Carl Schmitt, La notion de politique, 1932, tr. Marie-Louise Steinhauser, Champs Flammarion, 1992, p. 85.



  "Il y a enfin des terrains sur lesquels aucune disposition juridique ne saurait créer la condition principale dont dépend l'efficacité du système de concurrence et de propriété privée ; à savoir que le propriétaire profite de tous les services rendus par sa propriété et souffre de tous les dommages causés à autrui par son usage. Lorsqu'il est impossible de faire payer certains services, la concurrence ne les créera pas. Le système des prix devient inopérant lorsque le dommage causé à autrui par certains usages de la propriété ne peut être mis à la charge du propriétaire.

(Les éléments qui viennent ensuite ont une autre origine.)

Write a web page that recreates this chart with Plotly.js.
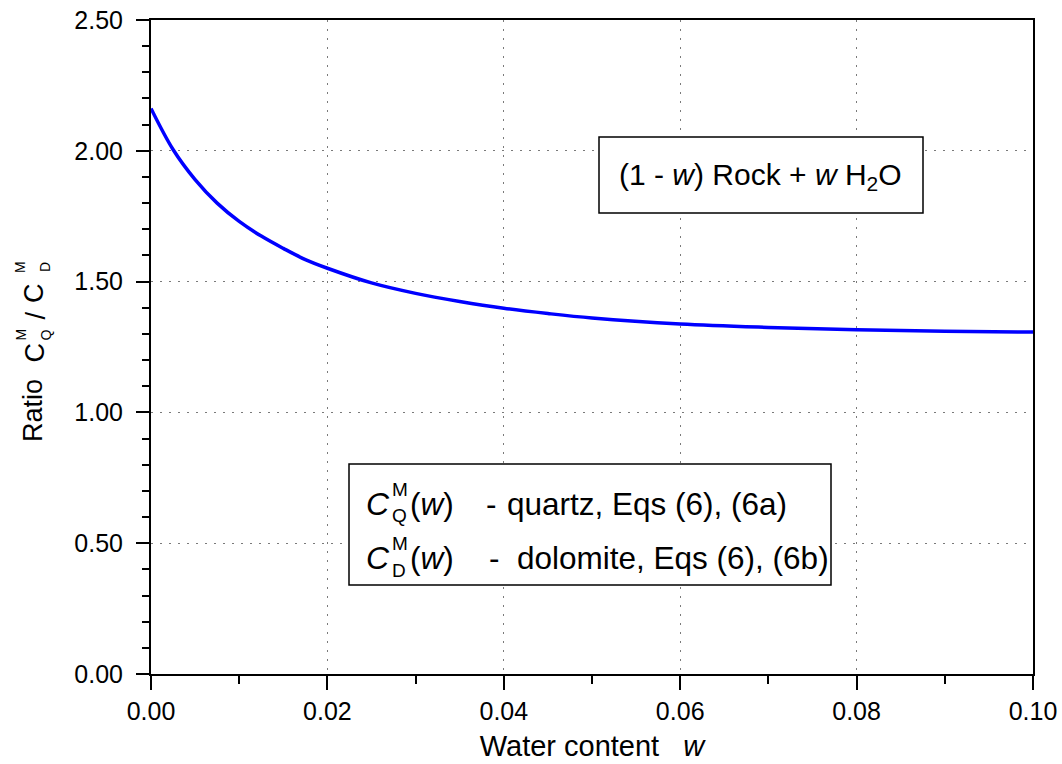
<!DOCTYPE html>
<html>
<head>
<meta charset="utf-8">
<script src="https://cdn.plot.ly/plotly-3.0.1.min.js"></script>
<style>html,body{margin:0;padding:0;background:#fff;}#chart{width:1062px;height:764px;}</style>
</head>
<body>
<div id="chart"></div>
<script>
// Water content w and ratio C_Q^M / C_D^M
const waterContent = [0, 0.0025, 0.005, 0.0075, 0.01, 0.0125, 0.015, 0.0175, 0.02, 0.025, 0.03, 0.035, 0.04, 0.045, 0.05, 0.06, 0.07, 0.08, 0.09, 0.1];
const ratioQD = [2.162, 2.005, 1.890, 1.800, 1.730, 1.674, 1.627, 1.584, 1.551, 1.495, 1.455, 1.424, 1.398, 1.378, 1.361, 1.338, 1.325, 1.316, 1.310, 1.307];
const xTickVals = [0, 0.02, 0.04, 0.06, 0.08, 0.1];
const xTickText = ["0.00", "0.02", "0.04", "0.06", "0.08", "0.10"];
const yTickVals = [0, 0.5, 1.0, 1.5, 2.0, 2.5];
const yTickText = ["0.00", "0.50", "1.00", "1.50", "2.00", "2.50"];

const FONT = "Liberation Sans, Arial, sans-serif";
const NB = '\u00a0';

// plot area in pixels
const L = 151, R = 1033, T = 20, B = 674;
const px = x => (x - L) / (R - L);
const py = y => (B - y) / (B - T);

// text placed in pixel coordinates
function txt(text, x, y, size, xanchor, angle) {
  return {
    xref: 'paper', yref: 'paper', x: px(x), y: py(y),
    xanchor: xanchor || 'left', yanchor: 'middle', align: 'left',
    text: text, showarrow: false, textangle: angle || 0,
    borderpad: 0, borderwidth: 0,
    font: {family: FONT, size: size, color: '#000'}
  };
}

const trace = {
  x: waterContent,
  y: ratioQD,
  mode: 'lines',
  line: {color: '#0000ff', width: 3.5, shape: 'spline', smoothing: 1},
  hoverinfo: 'skip',
  showlegend: false
};

const axisCommon = {
  ticks: 'outside', tickwidth: 2, tickcolor: '#000',
  showline: true, linewidth: 2, linecolor: '#000', mirror: true,
  showgrid: true, gridcolor: '#7a7a7a', gridwidth: 1, griddash: '2px,7px',
  zeroline: false,
  tickfont: {family: FONT, size: 25, color: '#000'}
};

const BIG = 31.5, SM = 19;
const annotations = [
  // y-axis title: Ratio  C^M_Q / C^M_D  (rotated)
  txt('Ratio', 33, 411, 27, 'center', -90),
  txt('C', 34, 352.5, 27, 'center', -90),
  txt('M', 20, 334.5, 14, 'center', -90),
  txt('Q', 45, 335.5, 14, 'center', -90),
  txt('/', 35, 315.5, 27, 'center', -90),
  txt('C', 34, 293, 27, 'center', -90),
  txt('M', 20, 267, 14, 'center', -90),
  txt('D', 45, 267, 14, 'center', -90),
  // box 1
  txt('(1 - <i>w</i>) Rock + <i>w</i> H<sub>2</sub>O', 760, 177, 30, 'center'),
  // box 2, line 1
  txt('<i>C</i>', 366, 503.5, 32),
  txt('M', 392, 489, SM),
  txt('Q', 392, 515.5, SM),
  txt('(<i>w</i>)', 410, 503.5, BIG),
  txt('-', 486, 503.5, BIG),
  txt('quartz, Eqs (6), (6a)', 507, 503.5, BIG),
  // box 2, line 2
  txt('<i>C</i>', 366, 557.5, 32),
  txt('M', 392, 543, SM),
  txt('D', 392, 570, SM),
  txt('(<i>w</i>)', 410, 557.5, BIG),
  txt('-', 489, 557.5, BIG),
  txt('dolomite, Eqs (6), (6b)', 517, 557.5, BIG)
];

const layout = {
  width: 1062, height: 764,
  margin: {l: L, r: 1062 - R, t: T, b: 764 - B},
  paper_bgcolor: '#ffffff', plot_bgcolor: '#ffffff',
  font: {family: FONT, size: 25, color: '#000'},
  showlegend: false,
  xaxis: Object.assign({}, axisCommon, {
    range: [0, 0.1],
    tickvals: xTickVals, ticktext: xTickText,
    ticklen: 14, ticklabelstandoff: 0,
    minor: {dtick: 0.01, tick0: 0, ticks: 'outside', ticklen: 8, tickwidth: 2, tickcolor: '#000', showgrid: false},
    title: {text: 'Water content' + NB + NB + NB + '<i>w</i>', font: {family: FONT, size: 29, color: '#000'}, standoff: 12}
  }),
  yaxis: Object.assign({}, axisCommon, {
    range: [0, 2.5],
    tickvals: yTickVals, ticktext: yTickText,
    ticklen: 13, ticklabelstandoff: 8,
    minor: {dtick: 0.1, tick0: 0, ticks: 'outside', ticklen: 7, tickwidth: 2, tickcolor: '#000', showgrid: false}
  }),
  shapes: [
    {type: 'rect', xref: 'paper', yref: 'paper', x0: px(599), x1: px(923), y0: py(213), y1: py(137),
     line: {color: '#000', width: 1.5}, fillcolor: '#fff', layer: 'above'},
    {type: 'rect', xref: 'paper', yref: 'paper', x0: px(349), x1: px(831), y0: py(585), y1: py(464),
     line: {color: '#000', width: 1.5}, fillcolor: '#fff', layer: 'above'}
  ],
  annotations: annotations
};

Plotly.newPlot('chart', [trace], layout, {staticPlot: true, displayModeBar: false});
</script>
</body>
</html>
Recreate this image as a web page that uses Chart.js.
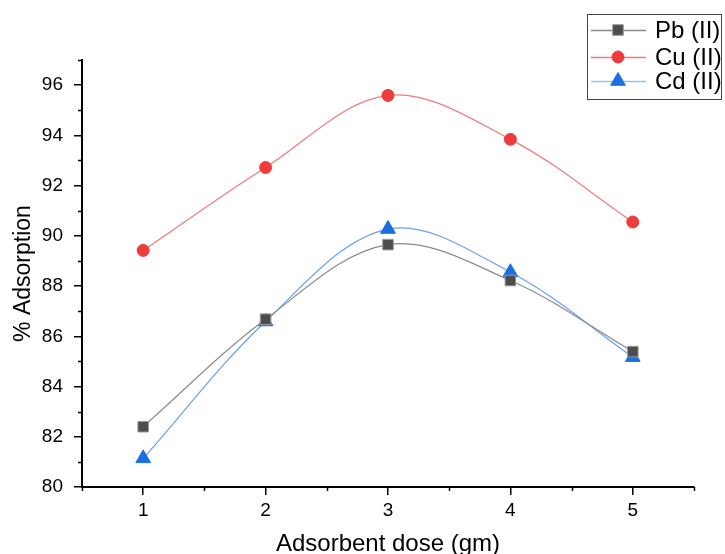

  Dans tous ces cas il y a une divergence entre les éléments qui entrent dans les calculs individuels et ceux qui affectent le bien-être social ; et chaque fois que cette divergence devient importante, il faut peut-être imaginer une autre méthode que la concurrence pour fournir les services en question. Ainsi ni les poteaux indicateurs, ni la plupart du temps les routes elles-mêmes ne peuvent être payées par chaque usager. De même, ni les effets funestes du déboisement, de certains méthodes agricoles, de la fumée ou du bruit des usines ne peuvent être réservés aux propriétaires intéressés ni à ceux qui sont disposés à en subir le dommage en échange d'une compensation. Dans ces cas-là, il nous faut imaginer quelque chose qui remplace le mécanisme des prix. Il faut, certes, faire intervenir l'autorité chaque fois qu'il est impossible de faire fonctionner la concurrence ; mais cela ne prouve pas qu'il faille supprimer la concurrence quand on peut la faire fonctionner. L'État possède donc un domaine d'activité vaste et incontestable : créer les conditions dans lesquelles la concurrence sera la plus efficace possible, la remplacer là où elle ne peut être efficace, fournir les services qui, comme l'a dit Adam Smith, « tout en présentant les plus grands avantages pour une collectivité importante, sont toutefois d'une nature telle que le profit ne saurait en rembourser le coût à aucun individu ou petit groupe d'individus ». Il n'y a pas de système rationnellement soutenable dans lequel l'État ne ferait rien. Un système compétitif efficace nécessite tout autant qu'un autre une armature juridique intelligemment conçue et constamment adaptée. La plus essentielle des conditions préalables de son bon fonctionnement, à savoir la prévention de la fraude et de la tromperie (y compris l'exploitation de l'ignorance), fournit à l'activité législative une tâche considérable et nullement encore achevée."

Friedrich A. Hayek, La Route de la servitude, 1946, Chapitre III, Trad. G. Blumberg, PUF, 1985, p. 34-35.